The terror of the blank page: a full landscape stretching incoherently, inchoately… awaiting the running river of your black ink. Will you make it full? Will you escape without playing the fool, the eccentric?
Does anyone even write on foolscap anymore?
Or is it just an archaism, as the word itself is an archaism, bahuvrihi – an exocentric compound – formed with terminal morphology internally?
I bet the first time you saw the word foolscap you thought maybe someone was pulling your leg. It’s fullscap, isn’t it? What kind of fool would spell it with fool? And what kind of scrap is scap, anyway? Oh, but before ever pen made river on this paper it was marked with water – a watermark in the shape of a fool’s cap, a jester hat. It was in evidence on large writing paper by the late 1600s, though who did it first is disputed.
So we’re not clowning around here. But the morphology of this word seems like more folly: when do we ever take a genitive – a possessive – and use it as the first part of a closed-up compound? If it were fool’s cap or even fool’s-cap, that would be normal. But this? It’s like writing monk’s hood as monkshood. …Which, actually, we also do: monkshood is a poisonous plant with pretty blue flowers, sort of like wolfsbane. (Oh, yes, wolfsbane.) But that’s not so normal anymore, because we’ve gotten into the habit of adding an apostrophe to possessives, and of not inflecting nouns when used as modifiers.
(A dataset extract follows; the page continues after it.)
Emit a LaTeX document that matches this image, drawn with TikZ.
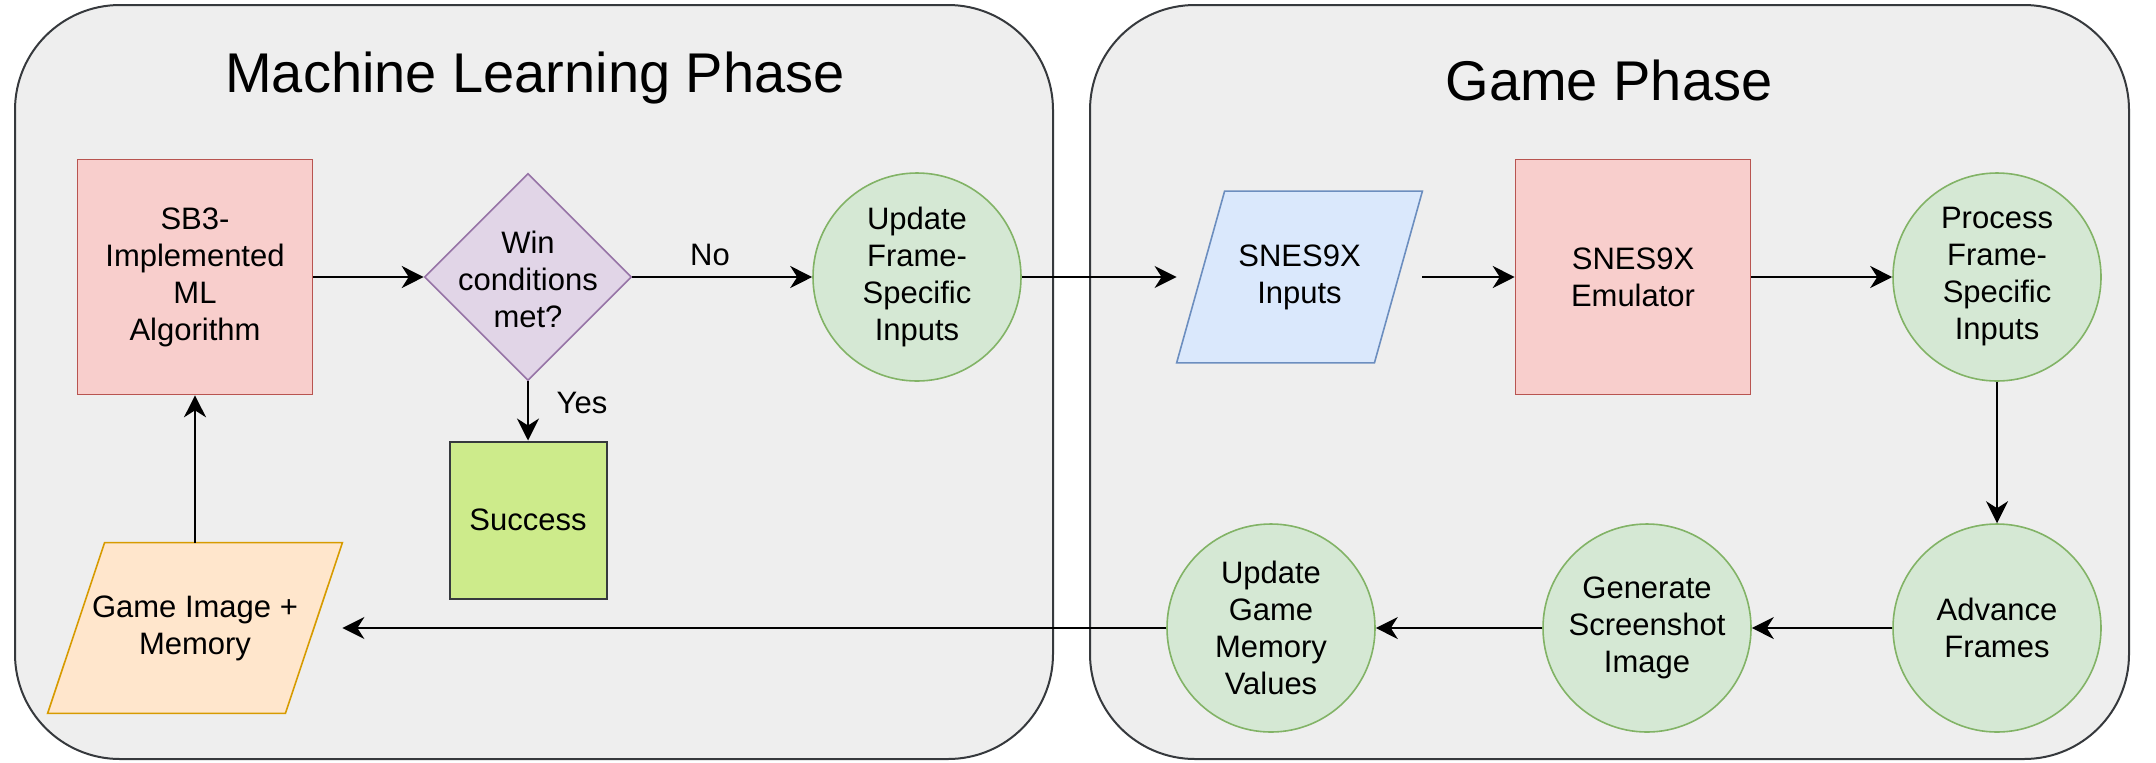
\documentclass[tikz,border=0pt]{standalone}
\usepackage{fontspec}
\setmainfont{Liberation Sans}
\usetikzlibrary{arrows.meta,shapes.geometric}
\definecolor{panelfill}{HTML}{EEEEEE}
\definecolor{panelline}{HTML}{36393D}
\definecolor{redfill}{HTML}{F8CECC}
\definecolor{redline}{HTML}{B85450}
\definecolor{greenfill}{HTML}{D5E8D4}
\definecolor{greenline}{HTML}{82B366}
\definecolor{purpfill}{HTML}{E1D5E7}
\definecolor{purpline}{HTML}{9673A6}
\definecolor{bluefill}{HTML}{DAE8FC}
\definecolor{blueline}{HTML}{6C8EBF}
\definecolor{orangefill}{HTML}{FFE6CC}
\definecolor{orangeline}{HTML}{D79B00}
\definecolor{limefill}{HTML}{CDEB8B}
\begin{document}
\begin{tikzpicture}[x=0.5pt,y=-0.5pt,
  panel/.style={draw=panelline, fill=panelfill, line width=1pt, rounded corners=52.5pt, inner sep=0pt, minimum height=377pt},
  body/.style={font=\fontsize{15.5pt}{18.5pt}\selectfont, align=center, text=black},
  redbox/.style={body, draw=redline, fill=redfill, line width=0.8pt, minimum width=117.5pt, minimum height=117.5pt, inner sep=0pt},
  procnode/.style={circle, body, draw=greenline, fill=greenfill, line width=0.8pt, minimum size=104pt, inner sep=0pt},
  decision/.style={diamond, draw=purpline, fill=purpfill, line width=0.8pt, minimum width=103.5pt, minimum height=103.5pt, inner sep=0pt},
  okbox/.style={body, draw=panelline, fill=limefill, line width=1pt, minimum width=78.5pt, minimum height=78.5pt, inner sep=0pt},
  iobox/.style={draw=none, inner sep=0pt},
  txt/.style={body, inner sep=0pt},
  flow/.style={-{Stealth[length=11pt,width=11pt,inset=3.5pt]}, line width=1pt, black},
  titletext/.style={font=\fontsize{28pt}{33pt}\selectfont, anchor=base, inner sep=0pt},
  lbl/.style={body, anchor=base, inner sep=0pt}
]
\fill[white] (0,0) rectangle (2156,762);
\useasboundingbox (0,0) rectangle (2156,762);

% panels
\node[panel, minimum width=519pt] (mlpanel) at (534,382) {};
\node[panel, minimum width=519.5pt] (gamepanel) at (1609.5,382) {};
\node[titletext] (mltitle) at (535,92) {Machine Learning Phase};
\node[titletext] (gametitle) at (1609,100) {Game Phase};

% ML phase
\node[redbox] (sb3) at (195,277) {SB3-\\Implemented\\ML\\Algorithm};
\node[decision] (win) at (528,277) {};
\node[txt] (wintext) at (528,279) {Win\\conditions\\met?};
\node[procnode] (upd) at (917,277) {Update\\Frame-\\Specific\\Inputs};
\node[okbox] (succ) at (528,520) {Success};

% Game Image + Memory parallelogram
\node[iobox, minimum width=147pt, minimum height=85pt] (gin) at (195,628) {};
\draw[draw=orangeline, fill=orangefill, line width=0.8pt]
  ([xshift=28.5pt]gin.north west) -- (gin.north east) -- ([xshift=-28.5pt]gin.south east) -- (gin.south west) -- cycle;
\node[txt] (gintext) at (gin) {Game Image +\\Memory};

% Game phase
\node[iobox, minimum width=122.5pt, minimum height=85.5pt] (sin) at (1299.5,277) {};
\draw[draw=blueline, fill=bluefill, line width=0.8pt]
  ([xshift=24pt]sin.north west) -- (sin.north east) -- ([xshift=-24pt]sin.south east) -- (sin.south west) -- cycle;
\node[txt] (sintext) at (sin) {SNES9X\\Inputs};
\node[redbox] (emu) at (1633,277) {SNES9X\\Emulator};
\node[procnode] (proc) at (1997,277) {Process\\Frame-\\Specific\\Inputs};
\node[procnode] (adv) at (1997,628) {Advance\\Frames};
\node[procnode] (gen) at (1647,628) {Generate\\Screenshot\\Image};
\node[procnode] (ugm) at (1271,628) {Update\\Game\\Memory\\Values};

% connectors
\draw[flow] (sb3.east) -- (win.west);
\draw[flow] (win.east) -- (upd.west);
\node[lbl] (nolabel) at (710,265) {No};
\draw[flow] (win.south) -- (succ.north);
\node[lbl] (yeslabel) at (582,413) {Yes};
\draw[flow] (upd.east) -- (sin.west);
\draw[flow] (sin.east) -- (emu.west);
\draw[flow] (emu.east) -- (proc.west);
\draw[flow] (proc.south) -- (adv.north);
\draw[flow] (adv.west) -- (gen.east);
\draw[flow] (gen.west) -- (ugm.east);
\draw[flow] (ugm.west) -- (gin.east);
\draw[flow] (gin.north) -- (sb3.south);
\end{tikzpicture}
\end{document}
Anyway, whether poison pen or simply fooling around, your big piece of paper gets its name by a – now vanished – association. Just as the blank page is absent your words, so too the compound that names it does not include the noun for it; it is like lowbrow and highbrow and silver-tongued and polymath: exocentric. It could be metonymy – the paper is associated with the fool’s cap – or synecdoche – the watermark at least used to be part of the paper.
But in the end, it is you who are the fool, for this paper is not the court jester… It’s just a page.